SHORT EXERCISE
Your output is the lines from the first one to the one containing "0.74, -0.20, -1.20]", repeated exactly, with images left out.

>> begin DATA SEGMENT

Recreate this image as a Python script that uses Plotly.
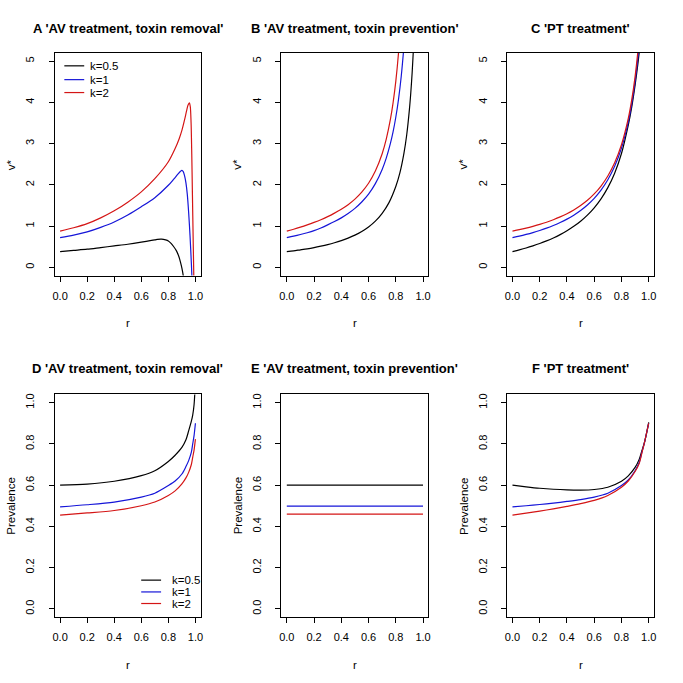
import plotly.graph_objects as go

W = H = 683

# ---------------- data ----------------
k_labels = ["k=0.5", "k=1", "k=2"]
colors = ["#000000", "#1515d8", "#d41515"]

# Panel A: AV treatment, toxin removal  (v*)
A_r05 = [0, 0.1, 0.2, 0.3, 0.4, 0.5, 0.6, 0.7, 0.72, 0.75, 0.78, 0.8, 0.82, 0.84, 0.86, 0.88, 0.89, 0.9, 0.91, 0.92]
A_v05 = [0.38, 0.41, 0.44, 0.48, 0.52, 0.56, 0.61, 0.665, 0.68, 0.685, 0.665, 0.64, 0.58, 0.50, 0.40, 0.24, 0.12, -0.02, -0.20, -0.45]
A_r1 = [0, 0.1, 0.2, 0.3, 0.4, 0.5, 0.6, 0.7, 0.8, 0.84, 0.87, 0.89, 0.9, 0.91, 0.92, 0.93, 0.94, 0.95, 0.96, 0.97, 0.98]
A_v1 = [0.72, 0.78, 0.86, 0.97, 1.10, 1.27, 1.47, 1.69, 1.99, 2.14, 2.26, 2.33, 2.35, 2.32, 2.22, 2.05, 1.77, 1.33, 0.78, 0.10, -0.70]
A_r2 = [0, 0.1, 0.2, 0.3, 0.4, 0.5, 0.6, 0.7, 0.8, 0.85, 0.88, 0.9, 0.92, 0.935, 0.945, 0.955, 0.962, 0.968, 0.973, 0.978, 0.983, 0.988, 0.993]
A_v2 = [0.88, 0.96, 1.06, 1.20, 1.37, 1.58, 1.83, 2.15, 2.56, 2.88, 3.12, 3.32, 3.58, 3.80, 3.93, 3.99, 3.90, 3.50, 2.75, 1.75, 0.74, -0.20, -1.20]

# Panel B: AV treatment, toxin prevention (v*)
B_r05 = [0, 0.05, 0.1, 0.15, 0.2, 0.25, 0.3, 0.35, 0.4, 0.45, 0.5, 0.55, 0.6, 0.65, 0.7, 0.75, 0.8, 0.83, 0.86, 0.88, 0.9, 0.91, 0.92, 0.93, 0.94]
B_v05 = [0.38, 0.40, 0.425, 0.45, 0.48, 0.515, 0.553, 0.597, 0.648, 0.709, 0.781, 0.87, 0.98, 1.12, 1.31, 1.57, 1.96, 2.29, 2.77, 3.21, 3.83, 4.23, 4.72, 5.34, 6.15]
B_r1 = [0, 0.05, 0.1, 0.15, 0.2, 0.25, 0.3, 0.35, 0.4, 0.45, 0.5, 0.55, 0.6, 0.65, 0.7, 0.73, 0.76, 0.78, 0.8, 0.82, 0.84, 0.86, 0.87]
B_v1 = [0.72, 0.756, 0.796, 0.84, 0.891, 0.955, 1.03, 1.11, 1.20, 1.305, 1.43, 1.585, 1.775, 2.03, 2.375, 2.65, 3.0, 3.285, 3.64, 4.075, 4.635, 5.375, 5.84]
B_r2 = [0, 0.05, 0.1, 0.15, 0.2, 0.25, 0.3, 0.35, 0.4, 0.45, 0.5, 0.55, 0.6, 0.65, 0.7, 0.73, 0.76, 0.78, 0.8, 0.82, 0.84]
B_v2 = [0.88, 0.925, 0.975, 1.03, 1.09, 1.155, 1.23, 1.315, 1.41, 1.52, 1.655, 1.825, 2.04, 2.335, 2.755, 3.11, 3.58, 3.99, 4.51, 5.2, 6.15]

# Panel C: PT treatment (v*)
C_r = [0, 0.05, 0.1, 0.15, 0.2, 0.25, 0.3, 0.35, 0.4, 0.45, 0.5, 0.55, 0.6, 0.65, 0.7, 0.75, 0.8, 0.85, 0.875, 0.9, 0.92, 0.94]
C_v05 = [0.38, 0.423, 0.469, 0.52, 0.577, 0.641, 0.713, 0.794, 0.887, 0.994, 1.119, 1.267, 1.445, 1.662, 1.934, 2.284, 2.76, 3.45, 3.88, 4.42, 4.92, 5.5]
C_v1 = [0.72, 0.757, 0.798, 0.843, 0.894, 0.95, 1.014, 1.086, 1.169, 1.265, 1.378, 1.512, 1.673, 1.872, 2.123, 2.449, 2.89, 3.52, 3.95, 4.50, 5.06, 5.78]
C_v2 = [0.88, 0.914, 0.952, 0.995, 1.042, 1.095, 1.155, 1.223, 1.301, 1.392, 1.499, 1.626, 1.781, 1.972, 2.216, 2.535, 2.973, 3.611, 4.054, 4.626, 5.223, 6.0]

# Panel D: AV treatment, toxin removal (prevalence)
D_r = [0, 0.2, 0.4, 0.6, 0.7, 0.8, 0.85, 0.9, 0.93, 0.95, 0.97, 0.98, 0.99, 1.0]
D_p05 = [0.600, 0.605, 0.619, 0.646, 0.670, 0.715, 0.745, 0.783, 0.820, 0.863, 0.910, 0.940, 0.990, 1.100]
D_p1 = [0.495, 0.505, 0.518, 0.542, 0.561, 0.598, 0.620, 0.654, 0.690, 0.719, 0.760, 0.800, 0.840, 0.900]
D_p2 = [0.455, 0.465, 0.477, 0.500, 0.518, 0.550, 0.572, 0.606, 0.635, 0.662, 0.700, 0.735, 0.770, 0.823]

# Panel E: AV treatment, toxin prevention (prevalence)
E_r = [0, 1]
E_p05 = [0.600, 0.600]
E_p1 = [0.498, 0.498]
E_p2 = [0.459, 0.459]

# Panel F: PT treatment (prevalence)
F_r = [0, 0.1, 0.2, 0.3, 0.4, 0.5, 0.6, 0.7, 0.8, 0.85, 0.9, 0.93, 0.95, 0.97, 0.99, 1.0]
F_p05 = [0.600, 0.592, 0.585, 0.580, 0.577, 0.576, 0.579, 0.590, 0.619, 0.645, 0.686, 0.725, 0.767, 0.810, 0.870, 0.904]
F_p1 = [0.495, 0.500, 0.506, 0.513, 0.521, 0.530, 0.542, 0.561, 0.598, 0.625, 0.670, 0.710, 0.759, 0.810, 0.870, 0.900]
F_p2 = [0.455, 0.464, 0.474, 0.485, 0.497, 0.510, 0.526, 0.550, 0.590, 0.620, 0.666, 0.705, 0.756, 0.810, 0.870, 0.900]

titles = ["A 'AV treatment, toxin removal'", "B 'AV treatment, toxin prevention'", "C 'PT treatment'",
          "D 'AV treatment, toxin removal'", "E 'AV treatment, toxin prevention'", "F 'PT treatment'"]
x_ticks = [0, 0.2, 0.4, 0.6, 0.8, 1.0]
x_ticktext = ["0.0", "0.2", "0.4", "0.6", "0.8", "1.0"]
v_ticks = [0, 1, 2, 3, 4, 5]
v_ticktext = ["0", "1", "2", "3", "4", "5"]
p_ticks = [0, 0.2, 0.4, 0.6, 0.8, 1.0]
p_ticktext = ["0.0", "0.2", "0.4", "0.6", "0.8", "1.0"]

panels = [
    [(A_r05, A_v05), (A_r1, A_v1), (A_r2, A_v2)],
    [(B_r05, B_v05), (B_r1, B_v1), (B_r2, B_v2)],
    [(C_r, C_v05), (C_r, C_v1), (C_r, C_v2)],
    [(D_r, D_p05), (D_r, D_p1), (D_r, D_p2)],
    [(E_r, E_p05), (E_r, E_p1), (E_r, E_p2)],
    [(F_r, F_p05), (F_r, F_p1), (F_r, F_p2)],
]

# ---------------- layout geometry (pixels) ----------------
col_px = [(53, 200), (281, 429), (508, 656)]
row_px = [(52, 275), (394, 617)]

FONT = "Liberation Sans, Arial, Helvetica, sans-serif"
fig = go.Figure()
layout = dict(width=W, height=H, margin=dict(l=0, r=0, t=0, b=0),
              paper_bgcolor="white", plot_bgcolor="white", showlegend=False,
              font=dict(family=FONT, size=11, color="black"))
annotations = []
shapes = []

for i, series in enumerate(panels):
    row, col = divmod(i, 3)
    n = i + 1
    xa = "x" if n == 1 else f"x{n}"
    ya = "y" if n == 1 else f"y{n}"
    for (rr, vv), c, lab in zip(series, colors, k_labels):
        fig.add_trace(go.Scatter(x=rr, y=vv, mode="lines", name=lab,
                                 line=dict(color=c, width=1.2, shape="spline", smoothing=0.8),
                                 xaxis=xa, yaxis=ya, hoverinfo="skip"))
    x0, x1 = col_px[col]
    y0, y1 = row_px[row]
    common = dict(showline=True, mirror=True, linecolor="black", linewidth=1,
                  ticks="outside", ticklen=5, tickwidth=1, tickcolor="black",
                  showgrid=False, zeroline=False, tickfont=dict(size=11, family=FONT))
    layout["xaxis" if n == 1 else f"xaxis{n}"] = dict(
        domain=[x0 / W, x1 / W], range=[-0.04, 1.04], tickvals=x_ticks, ticktext=x_ticktext,
        anchor=ya, ticklabelstandoff=5, **common)
    if row == 0:
        yr, tv, tt = [-0.2, 5.2], v_ticks, v_ticktext
    else:
        yr, tv, tt = [-0.04, 1.04], p_ticks, p_ticktext
    layout["yaxis" if n == 1 else f"yaxis{n}"] = dict(
        domain=[1 - y1 / H, 1 - y0 / H], range=yr, tickvals=tv, ticktext=tt,
        anchor=xa, tickangle=-90, ticklabelstandoff=10, **common)
    # panel title
    annotations.append(dict(text=titles[i], xref="paper", yref="paper",
                            x=(x0 + x1) / 2 / W, y=1 - (28 + row * 340.5) / H,
                            xanchor="center", yanchor="middle", showarrow=False,
                            font=dict(size=13, family=FONT, weight="bold")))
    # axis titles
    annotations.append(dict(text="r", xref="paper", yref="paper",
                            x=(x0 + x1) / 2 / W, y=1 - (y1 + 47.5) / H,
                            xanchor="center", yanchor="middle", showarrow=False,
                            font=dict(size=11.5, family=FONT)))
    annotations.append(dict(text="v*" if row == 0 else "Prevalence", xref="paper", yref="paper",
                            x=(x0 - 44) / W, y=1 - (y0 + y1) / 2 / H, textangle=-90,
                            xanchor="center", yanchor="middle", showarrow=False,
                            font=dict(size=11.5, family=FONT)))

# manual legends (panel A top-left, panel D bottom-right)
legend_specs = [("x domain", "y domain", 0.066, 0.202, 0.229, [0.942, 0.880, 0.822]),
                ("x4 domain", "y4 domain", 0.592, 0.728, 0.789, [0.166, 0.113, 0.061])]
for xr, yr_, lx0, lx1, tx, ys in legend_specs:
    for c, lab, yy in zip(colors, k_labels, ys):
        shapes.append(dict(type="line", xref=xr, yref=yr_, x0=lx0, x1=lx1, y0=yy, y1=yy,
                           line=dict(color=c, width=1.2)))
        annotations.append(dict(text=lab, xref=xr, yref=yr_, x=tx, y=yy, xanchor="left",
                                yanchor="middle", showarrow=False,
                                font=dict(size=11.5, family=FONT)))

layout["annotations"] = annotations
layout["shapes"] = shapes
fig.update_layout(**layout)
fig.write_html("out.html", config={"displayModeBar": False},
               post_script="document.body.style.margin='0px';document.body.style.padding='0px';")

>> end DATA SEGMENT

CORRECT RESPONSE
Recreate this image as a Python script that uses Plotly.
import plotly.graph_objects as go

W = H = 683

# ---------------- data ----------------
k_labels = ["k=0.5", "k=1", "k=2"]
colors = ["#000000", "#1515d8", "#d41515"]

# Panel A: AV treatment, toxin removal  (v*)
A_r05 = [0, 0.1, 0.2, 0.3, 0.4, 0.5, 0.6, 0.7, 0.72, 0.75, 0.78, 0.8, 0.82, 0.84, 0.86, 0.88, 0.89, 0.9, 0.91, 0.92]
A_v05 = [0.38, 0.41, 0.44, 0.48, 0.52, 0.56, 0.61, 0.665, 0.68, 0.685, 0.665, 0.64, 0.58, 0.50, 0.40, 0.24, 0.12, -0.02, -0.20, -0.45]
A_r1 = [0, 0.1, 0.2, 0.3, 0.4, 0.5, 0.6, 0.7, 0.8, 0.84, 0.87, 0.89, 0.9, 0.91, 0.92, 0.93, 0.94, 0.95, 0.96, 0.97, 0.98]
A_v1 = [0.72, 0.78, 0.86, 0.97, 1.10, 1.27, 1.47, 1.69, 1.99, 2.14, 2.26, 2.33, 2.35, 2.32, 2.22, 2.05, 1.77, 1.33, 0.78, 0.10, -0.70]
A_r2 = [0, 0.1, 0.2, 0.3, 0.4, 0.5, 0.6, 0.7, 0.8, 0.85, 0.88, 0.9, 0.92, 0.935, 0.945, 0.955, 0.962, 0.968, 0.973, 0.978, 0.983, 0.988, 0.993]
A_v2 = [0.88, 0.96, 1.06, 1.20, 1.37, 1.58, 1.83, 2.15, 2.56, 2.88, 3.12, 3.32, 3.58, 3.80, 3.93, 3.99, 3.90, 3.50, 2.75, 1.75, 0.74, -0.20, -1.20]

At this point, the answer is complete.